▶ **Given exercise**:
Every line from the first one to the line containing "had_edges = np.linspace(0.0, 1.0, 13)" should be echoed exactly; leave out the rest.

▶ **Collected data**:

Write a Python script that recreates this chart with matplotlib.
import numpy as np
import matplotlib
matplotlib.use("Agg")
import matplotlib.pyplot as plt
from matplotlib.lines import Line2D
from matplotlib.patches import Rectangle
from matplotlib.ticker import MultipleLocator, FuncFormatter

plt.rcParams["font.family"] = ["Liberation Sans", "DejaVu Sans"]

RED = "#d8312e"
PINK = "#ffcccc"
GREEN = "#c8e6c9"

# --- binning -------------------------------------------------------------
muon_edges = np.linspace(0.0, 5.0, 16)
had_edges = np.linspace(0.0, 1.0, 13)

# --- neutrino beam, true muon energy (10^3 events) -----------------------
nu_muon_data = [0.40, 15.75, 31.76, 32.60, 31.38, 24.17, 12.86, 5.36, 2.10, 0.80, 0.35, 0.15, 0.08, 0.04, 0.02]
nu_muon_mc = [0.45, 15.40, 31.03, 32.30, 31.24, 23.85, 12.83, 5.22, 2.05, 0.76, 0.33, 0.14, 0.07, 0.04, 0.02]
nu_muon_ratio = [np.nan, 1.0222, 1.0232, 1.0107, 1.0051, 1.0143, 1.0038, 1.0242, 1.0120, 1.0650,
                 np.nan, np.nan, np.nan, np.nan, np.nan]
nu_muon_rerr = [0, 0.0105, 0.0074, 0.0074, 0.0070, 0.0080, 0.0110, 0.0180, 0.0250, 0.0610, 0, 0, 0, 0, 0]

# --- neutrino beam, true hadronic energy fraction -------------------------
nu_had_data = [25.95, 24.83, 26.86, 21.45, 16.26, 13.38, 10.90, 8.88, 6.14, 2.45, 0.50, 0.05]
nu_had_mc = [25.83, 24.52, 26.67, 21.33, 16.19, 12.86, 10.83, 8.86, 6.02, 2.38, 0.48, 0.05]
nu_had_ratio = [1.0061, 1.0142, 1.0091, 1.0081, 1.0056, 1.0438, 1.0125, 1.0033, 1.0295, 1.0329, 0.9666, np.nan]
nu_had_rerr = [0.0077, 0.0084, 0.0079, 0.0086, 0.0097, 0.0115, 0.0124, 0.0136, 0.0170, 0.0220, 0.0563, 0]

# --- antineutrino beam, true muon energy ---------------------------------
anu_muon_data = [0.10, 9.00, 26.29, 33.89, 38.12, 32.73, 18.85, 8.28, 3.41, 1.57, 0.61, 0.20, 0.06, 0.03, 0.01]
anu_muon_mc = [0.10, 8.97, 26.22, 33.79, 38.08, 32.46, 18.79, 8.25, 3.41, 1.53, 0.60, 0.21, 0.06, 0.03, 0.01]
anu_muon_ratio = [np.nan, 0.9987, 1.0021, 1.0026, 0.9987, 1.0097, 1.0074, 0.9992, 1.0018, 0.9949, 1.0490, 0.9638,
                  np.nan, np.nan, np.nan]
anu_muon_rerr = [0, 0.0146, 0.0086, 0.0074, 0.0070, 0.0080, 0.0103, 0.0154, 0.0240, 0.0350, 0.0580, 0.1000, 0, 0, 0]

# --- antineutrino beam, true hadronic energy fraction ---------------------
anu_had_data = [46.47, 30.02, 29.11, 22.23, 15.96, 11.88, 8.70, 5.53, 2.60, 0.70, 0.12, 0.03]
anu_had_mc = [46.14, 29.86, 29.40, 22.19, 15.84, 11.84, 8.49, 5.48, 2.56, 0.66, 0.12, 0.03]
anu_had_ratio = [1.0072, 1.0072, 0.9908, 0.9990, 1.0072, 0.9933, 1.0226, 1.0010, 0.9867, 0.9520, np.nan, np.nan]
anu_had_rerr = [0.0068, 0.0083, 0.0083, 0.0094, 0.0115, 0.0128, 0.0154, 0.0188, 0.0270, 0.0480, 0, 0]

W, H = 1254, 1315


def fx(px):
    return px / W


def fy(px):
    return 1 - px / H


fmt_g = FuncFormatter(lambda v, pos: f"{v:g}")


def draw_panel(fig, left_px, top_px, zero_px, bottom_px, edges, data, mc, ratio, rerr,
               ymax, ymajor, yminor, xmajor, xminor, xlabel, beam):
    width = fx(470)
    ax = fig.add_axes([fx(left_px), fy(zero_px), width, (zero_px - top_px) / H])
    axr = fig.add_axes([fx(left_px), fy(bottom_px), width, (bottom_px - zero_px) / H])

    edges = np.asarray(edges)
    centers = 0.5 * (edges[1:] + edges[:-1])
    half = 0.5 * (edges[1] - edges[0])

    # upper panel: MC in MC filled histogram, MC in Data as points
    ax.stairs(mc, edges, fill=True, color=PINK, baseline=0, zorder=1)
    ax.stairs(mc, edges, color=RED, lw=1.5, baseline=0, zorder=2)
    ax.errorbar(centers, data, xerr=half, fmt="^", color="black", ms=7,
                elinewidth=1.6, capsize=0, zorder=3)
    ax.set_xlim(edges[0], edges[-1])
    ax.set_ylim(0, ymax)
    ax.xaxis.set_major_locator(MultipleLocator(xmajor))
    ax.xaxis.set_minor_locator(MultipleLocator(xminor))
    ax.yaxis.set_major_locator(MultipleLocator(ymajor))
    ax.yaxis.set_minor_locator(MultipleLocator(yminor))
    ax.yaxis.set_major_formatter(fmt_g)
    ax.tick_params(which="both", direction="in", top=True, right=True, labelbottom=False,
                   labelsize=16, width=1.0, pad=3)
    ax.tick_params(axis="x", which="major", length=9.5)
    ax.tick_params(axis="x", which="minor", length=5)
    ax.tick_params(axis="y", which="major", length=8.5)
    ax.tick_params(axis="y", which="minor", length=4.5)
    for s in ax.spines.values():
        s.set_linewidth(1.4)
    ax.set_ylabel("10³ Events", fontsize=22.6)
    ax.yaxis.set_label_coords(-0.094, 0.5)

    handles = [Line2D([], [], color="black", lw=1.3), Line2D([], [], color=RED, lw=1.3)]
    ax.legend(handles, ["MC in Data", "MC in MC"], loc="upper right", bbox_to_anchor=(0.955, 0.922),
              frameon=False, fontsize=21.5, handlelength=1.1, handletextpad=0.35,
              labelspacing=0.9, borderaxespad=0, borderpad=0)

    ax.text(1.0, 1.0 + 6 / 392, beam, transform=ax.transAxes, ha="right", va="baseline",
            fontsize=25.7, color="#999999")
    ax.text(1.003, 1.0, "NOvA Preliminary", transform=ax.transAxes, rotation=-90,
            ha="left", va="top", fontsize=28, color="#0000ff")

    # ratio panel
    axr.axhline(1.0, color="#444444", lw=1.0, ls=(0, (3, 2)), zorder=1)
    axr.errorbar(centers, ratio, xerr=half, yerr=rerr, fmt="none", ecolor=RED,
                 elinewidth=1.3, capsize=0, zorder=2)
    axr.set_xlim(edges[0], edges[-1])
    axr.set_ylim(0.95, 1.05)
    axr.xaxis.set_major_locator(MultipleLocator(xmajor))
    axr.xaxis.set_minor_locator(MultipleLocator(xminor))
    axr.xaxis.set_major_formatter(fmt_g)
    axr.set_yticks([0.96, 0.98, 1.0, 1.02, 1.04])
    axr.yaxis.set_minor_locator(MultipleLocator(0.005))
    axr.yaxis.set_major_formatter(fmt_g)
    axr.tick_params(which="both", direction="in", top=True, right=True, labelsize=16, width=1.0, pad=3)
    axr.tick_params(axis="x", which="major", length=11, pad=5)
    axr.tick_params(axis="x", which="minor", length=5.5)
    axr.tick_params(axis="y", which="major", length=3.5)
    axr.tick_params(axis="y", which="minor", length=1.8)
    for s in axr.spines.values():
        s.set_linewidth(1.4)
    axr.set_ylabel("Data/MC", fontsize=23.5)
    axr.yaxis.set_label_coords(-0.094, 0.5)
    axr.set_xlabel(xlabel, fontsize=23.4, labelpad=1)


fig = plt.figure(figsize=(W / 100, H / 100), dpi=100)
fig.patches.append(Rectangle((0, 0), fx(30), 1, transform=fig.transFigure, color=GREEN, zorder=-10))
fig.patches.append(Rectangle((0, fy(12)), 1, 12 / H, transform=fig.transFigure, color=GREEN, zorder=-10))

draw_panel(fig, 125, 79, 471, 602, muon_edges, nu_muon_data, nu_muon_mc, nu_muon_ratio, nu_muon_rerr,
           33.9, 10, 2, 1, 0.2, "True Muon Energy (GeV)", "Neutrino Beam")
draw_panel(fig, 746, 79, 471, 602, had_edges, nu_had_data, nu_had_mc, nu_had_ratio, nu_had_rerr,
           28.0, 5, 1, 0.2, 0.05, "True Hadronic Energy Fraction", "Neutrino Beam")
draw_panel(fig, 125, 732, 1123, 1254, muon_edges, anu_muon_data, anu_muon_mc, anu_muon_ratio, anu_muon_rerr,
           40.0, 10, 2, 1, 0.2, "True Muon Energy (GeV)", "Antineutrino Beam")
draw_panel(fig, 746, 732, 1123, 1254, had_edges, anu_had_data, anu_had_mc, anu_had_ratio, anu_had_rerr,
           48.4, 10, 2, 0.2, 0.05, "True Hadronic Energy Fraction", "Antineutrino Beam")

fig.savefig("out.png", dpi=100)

▶ **Output**:
Write a Python script that recreates this chart with matplotlib.
import numpy as np
import matplotlib
matplotlib.use("Agg")
import matplotlib.pyplot as plt
from matplotlib.lines import Line2D
from matplotlib.patches import Rectangle
from matplotlib.ticker import MultipleLocator, FuncFormatter

plt.rcParams["font.family"] = ["Liberation Sans", "DejaVu Sans"]

RED = "#d8312e"
PINK = "#ffcccc"
GREEN = "#c8e6c9"

# --- binning -------------------------------------------------------------
muon_edges = np.linspace(0.0, 5.0, 16)
had_edges = np.linspace(0.0, 1.0, 13)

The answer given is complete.